## Exercise
Count every line of the material that holds the string "React". Respond with the total only.

## Stored data

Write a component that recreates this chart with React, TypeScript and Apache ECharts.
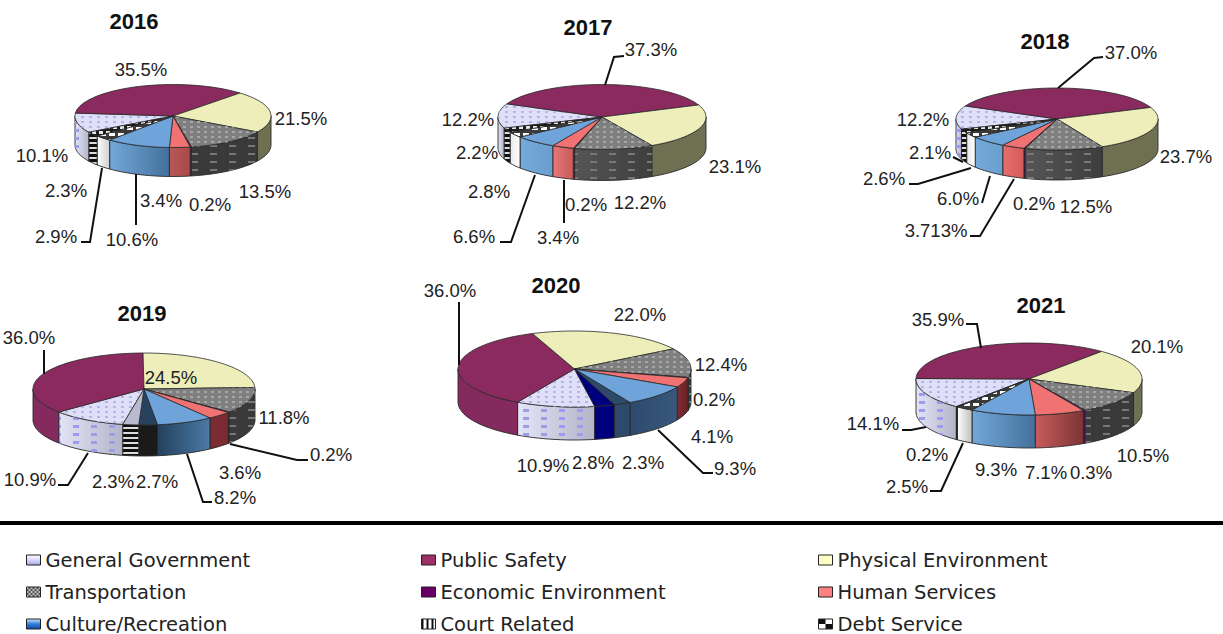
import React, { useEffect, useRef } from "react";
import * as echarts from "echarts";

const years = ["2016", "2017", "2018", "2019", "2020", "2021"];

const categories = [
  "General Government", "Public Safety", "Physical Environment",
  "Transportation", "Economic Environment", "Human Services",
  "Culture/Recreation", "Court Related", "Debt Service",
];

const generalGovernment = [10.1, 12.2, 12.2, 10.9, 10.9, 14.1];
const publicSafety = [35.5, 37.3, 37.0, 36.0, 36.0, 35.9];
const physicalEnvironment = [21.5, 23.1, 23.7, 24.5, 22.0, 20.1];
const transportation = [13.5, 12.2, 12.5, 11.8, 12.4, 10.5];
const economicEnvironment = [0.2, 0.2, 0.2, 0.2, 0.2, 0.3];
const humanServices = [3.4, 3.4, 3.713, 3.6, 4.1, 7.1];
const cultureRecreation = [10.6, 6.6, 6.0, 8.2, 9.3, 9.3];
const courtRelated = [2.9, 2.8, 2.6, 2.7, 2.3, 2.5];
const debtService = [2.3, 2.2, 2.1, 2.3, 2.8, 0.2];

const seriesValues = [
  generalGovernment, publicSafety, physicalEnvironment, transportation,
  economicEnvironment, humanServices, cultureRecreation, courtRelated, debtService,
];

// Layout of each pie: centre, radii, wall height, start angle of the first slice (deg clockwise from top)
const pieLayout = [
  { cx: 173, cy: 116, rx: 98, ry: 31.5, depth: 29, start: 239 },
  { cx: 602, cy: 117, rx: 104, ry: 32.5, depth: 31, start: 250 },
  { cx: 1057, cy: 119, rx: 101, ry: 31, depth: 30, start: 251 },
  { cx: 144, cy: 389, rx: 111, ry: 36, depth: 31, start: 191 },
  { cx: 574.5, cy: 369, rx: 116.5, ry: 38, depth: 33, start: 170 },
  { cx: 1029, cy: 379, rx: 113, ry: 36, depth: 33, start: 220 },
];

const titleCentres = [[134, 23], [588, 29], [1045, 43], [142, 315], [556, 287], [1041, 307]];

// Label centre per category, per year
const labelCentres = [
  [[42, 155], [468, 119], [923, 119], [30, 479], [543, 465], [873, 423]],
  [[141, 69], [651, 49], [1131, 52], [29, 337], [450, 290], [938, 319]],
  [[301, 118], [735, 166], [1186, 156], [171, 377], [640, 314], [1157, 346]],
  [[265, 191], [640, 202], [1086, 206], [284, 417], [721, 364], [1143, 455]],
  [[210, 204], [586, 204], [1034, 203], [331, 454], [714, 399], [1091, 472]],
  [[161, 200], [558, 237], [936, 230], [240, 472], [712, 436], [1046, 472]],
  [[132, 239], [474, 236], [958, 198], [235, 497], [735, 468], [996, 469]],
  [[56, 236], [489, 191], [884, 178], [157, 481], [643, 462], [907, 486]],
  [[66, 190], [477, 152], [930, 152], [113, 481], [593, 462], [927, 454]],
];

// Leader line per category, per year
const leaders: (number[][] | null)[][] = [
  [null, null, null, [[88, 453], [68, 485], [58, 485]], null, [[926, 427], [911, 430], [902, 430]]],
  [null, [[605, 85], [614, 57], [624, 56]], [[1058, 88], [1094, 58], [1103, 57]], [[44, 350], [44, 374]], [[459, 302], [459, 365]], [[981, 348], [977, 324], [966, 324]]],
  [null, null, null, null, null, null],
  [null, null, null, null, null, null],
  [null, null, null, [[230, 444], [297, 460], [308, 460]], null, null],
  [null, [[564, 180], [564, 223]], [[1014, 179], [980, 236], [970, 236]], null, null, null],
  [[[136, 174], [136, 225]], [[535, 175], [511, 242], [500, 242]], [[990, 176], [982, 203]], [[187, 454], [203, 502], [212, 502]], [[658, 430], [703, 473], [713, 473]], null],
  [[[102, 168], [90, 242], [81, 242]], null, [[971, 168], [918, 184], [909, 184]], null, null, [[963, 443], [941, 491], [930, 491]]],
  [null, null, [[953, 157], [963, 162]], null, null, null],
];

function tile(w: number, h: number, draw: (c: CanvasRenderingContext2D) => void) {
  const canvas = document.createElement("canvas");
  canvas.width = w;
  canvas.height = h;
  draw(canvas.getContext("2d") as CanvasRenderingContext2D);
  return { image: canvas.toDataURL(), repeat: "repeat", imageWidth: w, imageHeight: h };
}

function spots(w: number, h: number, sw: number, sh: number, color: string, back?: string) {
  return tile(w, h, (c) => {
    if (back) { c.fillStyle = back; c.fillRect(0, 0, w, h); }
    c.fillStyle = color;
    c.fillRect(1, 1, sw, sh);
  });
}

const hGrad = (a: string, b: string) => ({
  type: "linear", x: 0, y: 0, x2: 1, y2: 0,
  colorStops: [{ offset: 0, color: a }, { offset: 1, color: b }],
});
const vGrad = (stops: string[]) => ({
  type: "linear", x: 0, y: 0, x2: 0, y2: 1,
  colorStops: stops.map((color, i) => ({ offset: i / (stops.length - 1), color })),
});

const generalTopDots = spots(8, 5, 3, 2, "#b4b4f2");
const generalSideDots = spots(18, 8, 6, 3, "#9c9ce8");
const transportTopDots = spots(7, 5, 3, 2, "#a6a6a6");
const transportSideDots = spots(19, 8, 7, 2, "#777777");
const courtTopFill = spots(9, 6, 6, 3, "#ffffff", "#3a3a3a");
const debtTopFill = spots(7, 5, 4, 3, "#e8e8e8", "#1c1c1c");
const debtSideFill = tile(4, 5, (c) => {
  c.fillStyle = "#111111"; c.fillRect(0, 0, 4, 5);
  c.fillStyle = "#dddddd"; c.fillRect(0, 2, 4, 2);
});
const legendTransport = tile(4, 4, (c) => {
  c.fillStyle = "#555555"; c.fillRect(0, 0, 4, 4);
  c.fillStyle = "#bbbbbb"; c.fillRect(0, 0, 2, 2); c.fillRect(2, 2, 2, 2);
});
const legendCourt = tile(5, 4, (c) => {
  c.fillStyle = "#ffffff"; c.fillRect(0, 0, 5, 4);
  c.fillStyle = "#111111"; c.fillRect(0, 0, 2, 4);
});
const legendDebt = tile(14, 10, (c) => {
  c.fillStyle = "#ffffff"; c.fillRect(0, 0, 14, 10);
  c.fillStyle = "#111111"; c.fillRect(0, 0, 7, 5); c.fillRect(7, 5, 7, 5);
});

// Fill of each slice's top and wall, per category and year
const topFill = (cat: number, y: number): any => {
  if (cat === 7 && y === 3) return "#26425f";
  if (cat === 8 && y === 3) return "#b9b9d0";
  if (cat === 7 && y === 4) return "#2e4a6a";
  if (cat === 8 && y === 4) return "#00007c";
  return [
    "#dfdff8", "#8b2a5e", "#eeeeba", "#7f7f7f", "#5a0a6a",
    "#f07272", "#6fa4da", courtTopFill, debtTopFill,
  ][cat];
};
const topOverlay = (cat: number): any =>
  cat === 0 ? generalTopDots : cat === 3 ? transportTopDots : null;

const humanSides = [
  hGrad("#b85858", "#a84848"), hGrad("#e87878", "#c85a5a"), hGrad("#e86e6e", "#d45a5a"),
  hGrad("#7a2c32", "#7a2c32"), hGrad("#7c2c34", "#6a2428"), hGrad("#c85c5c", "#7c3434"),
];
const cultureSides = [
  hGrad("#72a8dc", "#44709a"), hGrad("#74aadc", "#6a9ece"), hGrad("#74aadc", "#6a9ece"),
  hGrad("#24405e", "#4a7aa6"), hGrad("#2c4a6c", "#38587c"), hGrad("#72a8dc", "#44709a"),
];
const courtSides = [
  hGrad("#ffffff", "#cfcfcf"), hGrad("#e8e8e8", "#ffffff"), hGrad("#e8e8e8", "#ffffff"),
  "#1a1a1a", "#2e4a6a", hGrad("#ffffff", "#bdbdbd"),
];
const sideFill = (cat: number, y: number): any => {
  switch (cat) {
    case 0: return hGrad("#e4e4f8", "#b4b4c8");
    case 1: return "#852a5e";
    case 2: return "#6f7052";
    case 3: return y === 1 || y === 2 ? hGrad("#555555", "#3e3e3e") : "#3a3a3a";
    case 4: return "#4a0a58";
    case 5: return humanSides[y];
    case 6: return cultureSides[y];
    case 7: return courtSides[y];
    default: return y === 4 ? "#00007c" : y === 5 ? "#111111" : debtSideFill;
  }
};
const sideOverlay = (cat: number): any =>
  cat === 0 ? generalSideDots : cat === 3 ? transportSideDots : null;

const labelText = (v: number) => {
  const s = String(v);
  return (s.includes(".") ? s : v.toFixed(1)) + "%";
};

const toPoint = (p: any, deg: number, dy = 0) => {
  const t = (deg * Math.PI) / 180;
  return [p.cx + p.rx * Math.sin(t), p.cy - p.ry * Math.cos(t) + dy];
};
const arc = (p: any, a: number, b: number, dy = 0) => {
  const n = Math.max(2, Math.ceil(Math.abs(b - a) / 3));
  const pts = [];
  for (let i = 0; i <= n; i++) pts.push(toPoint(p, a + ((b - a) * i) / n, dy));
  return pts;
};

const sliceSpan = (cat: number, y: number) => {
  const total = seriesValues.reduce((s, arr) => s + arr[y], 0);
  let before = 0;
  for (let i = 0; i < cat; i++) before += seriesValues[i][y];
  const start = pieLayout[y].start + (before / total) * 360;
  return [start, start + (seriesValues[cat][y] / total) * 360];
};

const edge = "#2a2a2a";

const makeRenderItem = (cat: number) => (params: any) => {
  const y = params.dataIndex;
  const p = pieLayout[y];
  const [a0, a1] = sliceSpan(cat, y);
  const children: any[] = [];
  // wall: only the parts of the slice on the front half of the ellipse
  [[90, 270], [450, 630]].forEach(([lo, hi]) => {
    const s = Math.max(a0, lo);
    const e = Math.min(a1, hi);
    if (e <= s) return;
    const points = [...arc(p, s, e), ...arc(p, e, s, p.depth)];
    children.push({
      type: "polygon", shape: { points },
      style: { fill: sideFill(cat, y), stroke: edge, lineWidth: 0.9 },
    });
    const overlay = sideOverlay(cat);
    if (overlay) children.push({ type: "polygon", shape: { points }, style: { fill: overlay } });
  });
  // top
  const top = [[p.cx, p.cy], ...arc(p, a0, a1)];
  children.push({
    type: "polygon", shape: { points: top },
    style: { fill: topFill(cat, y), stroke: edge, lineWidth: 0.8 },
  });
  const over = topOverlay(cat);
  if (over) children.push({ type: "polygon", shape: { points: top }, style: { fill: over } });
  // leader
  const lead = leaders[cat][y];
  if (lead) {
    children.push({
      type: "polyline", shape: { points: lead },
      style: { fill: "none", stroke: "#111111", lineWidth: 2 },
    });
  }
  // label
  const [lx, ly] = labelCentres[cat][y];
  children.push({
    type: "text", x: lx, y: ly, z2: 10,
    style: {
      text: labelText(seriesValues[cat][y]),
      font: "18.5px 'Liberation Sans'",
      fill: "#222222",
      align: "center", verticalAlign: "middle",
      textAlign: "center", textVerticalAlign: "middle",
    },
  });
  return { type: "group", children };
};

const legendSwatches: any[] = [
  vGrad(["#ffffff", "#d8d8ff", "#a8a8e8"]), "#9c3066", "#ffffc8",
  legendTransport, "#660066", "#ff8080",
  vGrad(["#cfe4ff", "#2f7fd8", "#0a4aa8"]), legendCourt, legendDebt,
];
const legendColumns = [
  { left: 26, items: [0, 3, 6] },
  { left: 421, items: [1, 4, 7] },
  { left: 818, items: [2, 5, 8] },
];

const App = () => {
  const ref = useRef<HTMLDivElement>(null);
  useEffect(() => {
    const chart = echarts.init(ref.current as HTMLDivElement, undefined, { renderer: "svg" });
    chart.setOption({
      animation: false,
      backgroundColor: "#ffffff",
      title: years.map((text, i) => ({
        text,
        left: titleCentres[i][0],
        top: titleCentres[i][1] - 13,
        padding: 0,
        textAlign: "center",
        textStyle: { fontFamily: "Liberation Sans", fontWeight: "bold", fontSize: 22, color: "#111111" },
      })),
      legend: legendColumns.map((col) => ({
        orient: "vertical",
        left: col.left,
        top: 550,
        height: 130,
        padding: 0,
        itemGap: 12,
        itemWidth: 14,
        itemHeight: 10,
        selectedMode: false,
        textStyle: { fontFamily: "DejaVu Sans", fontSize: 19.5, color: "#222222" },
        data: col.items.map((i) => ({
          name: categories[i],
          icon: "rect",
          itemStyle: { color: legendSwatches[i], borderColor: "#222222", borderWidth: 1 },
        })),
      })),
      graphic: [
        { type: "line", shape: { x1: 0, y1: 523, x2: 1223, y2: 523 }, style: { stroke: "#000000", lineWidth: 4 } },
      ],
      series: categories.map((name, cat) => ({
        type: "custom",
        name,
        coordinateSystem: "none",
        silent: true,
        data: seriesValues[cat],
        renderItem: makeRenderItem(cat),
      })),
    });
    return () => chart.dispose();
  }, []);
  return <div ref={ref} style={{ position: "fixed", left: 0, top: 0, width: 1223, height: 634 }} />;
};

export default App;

## Answer
2